Replying to anonymous:

g_count is not protected against race conditions. You should use an atomic integer or use a mutext to protect g_count.

it's true, what you say - the same goes for g_started. i left it this way intentionally since i work on x86 where ++x on integer is atomic any way and i didn't want to complicate example code any more.

++x is not atomic on integers, even on x86. See  http://www.devx.com/cplus/Article/42725

i've read linked article and run tests, but got different results. since this discussion is a bit out of scope of this ticket, please contact me directly (bartosz dot szurgot at pwr dot wroc dot pl) so we can proceed with this topic.

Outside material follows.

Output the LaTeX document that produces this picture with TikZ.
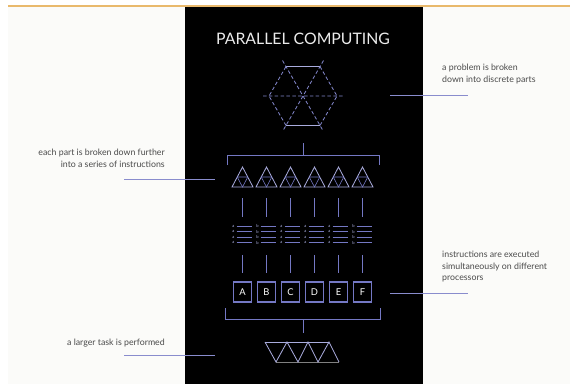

comment:8 Changed 3 years ago by viboes

  • Cc viboes added

Please, could you give a try to week_ptr and see how the solution you propose behaves?

Changed 3 years ago by anonymous

Changed 3 years ago by anonymous

Changed 3 years ago by anonymous

comment:9 Changed 3 years ago by bartosz.szurgot@…

i've tested it with boost from svn (revision 66677) and created patch that changes shared_prt<> to weak_ptr<> in thread::id. it appears to work (i.e. solves the problem). i've also attached changed version of test-program (locks for ++ and -- operations).

when doing so i've also found warning on condition variable (unused variable when no assert is present). i've made separate patch for this as well.

comment:10 Changed 2 years ago by viboes

  • Cc viboes removed
  • Owner changed from anthonyw to viboes
  • Status changed from new to assigned
  • Milestone changed from Boost 1.43.0 to To Be Determined

comment:11 Changed 2 years ago by viboes

I was wondering what prevent from making thread::id an opaque type around the thread::native_handle, Anthony?

comment:12 Changed 2 years ago by viboes

  • Keywords thread::id added

comment:13 Changed 2 years ago by viboes

See also #5173 Bug/design issue with boost::thread::id

Last edited 2 years ago by viboes (previous) (diff)

comment:14 Changed 2 years ago by viboes

I've attached a patch to #5173 that should solve this issue also. Please could you give it a try?

comment:15 Changed 2 years ago by viboes

  • Milestone changed from To Be Determined to Boost 1.50.0

Committed in trunk r77838

comment:16 Changed 2 years ago by bartek szurgot <bartek.szurgot@…>

i've checked r77838 - it appears that it does not fix the problem. using boost's trunk (r78191, as of writing these words) however appears to fix it, i.e. using provided test program it does join both threads, as it should.

comment:17 Changed 23 months ago by viboes

Have you defined BOOST_THREAD_PROVIDES_BASIC_THREAD_ID or BOOST_THREAD_VERSION=2?

comment:18 Changed 23 months ago by viboes

  • Status changed from assigned to closed
  • Resolution set to fixed

Committed in release branch at [78543]

comment:19 Changed 22 months ago by bartek.szurgot@…

when BOOST_THREAD_PROVIDES_BASIC_THREAD_ID is set in r77838 test app works fine. i see that on trunk (r79003 as of writing these words) is is enabled by default. this probably was the difference.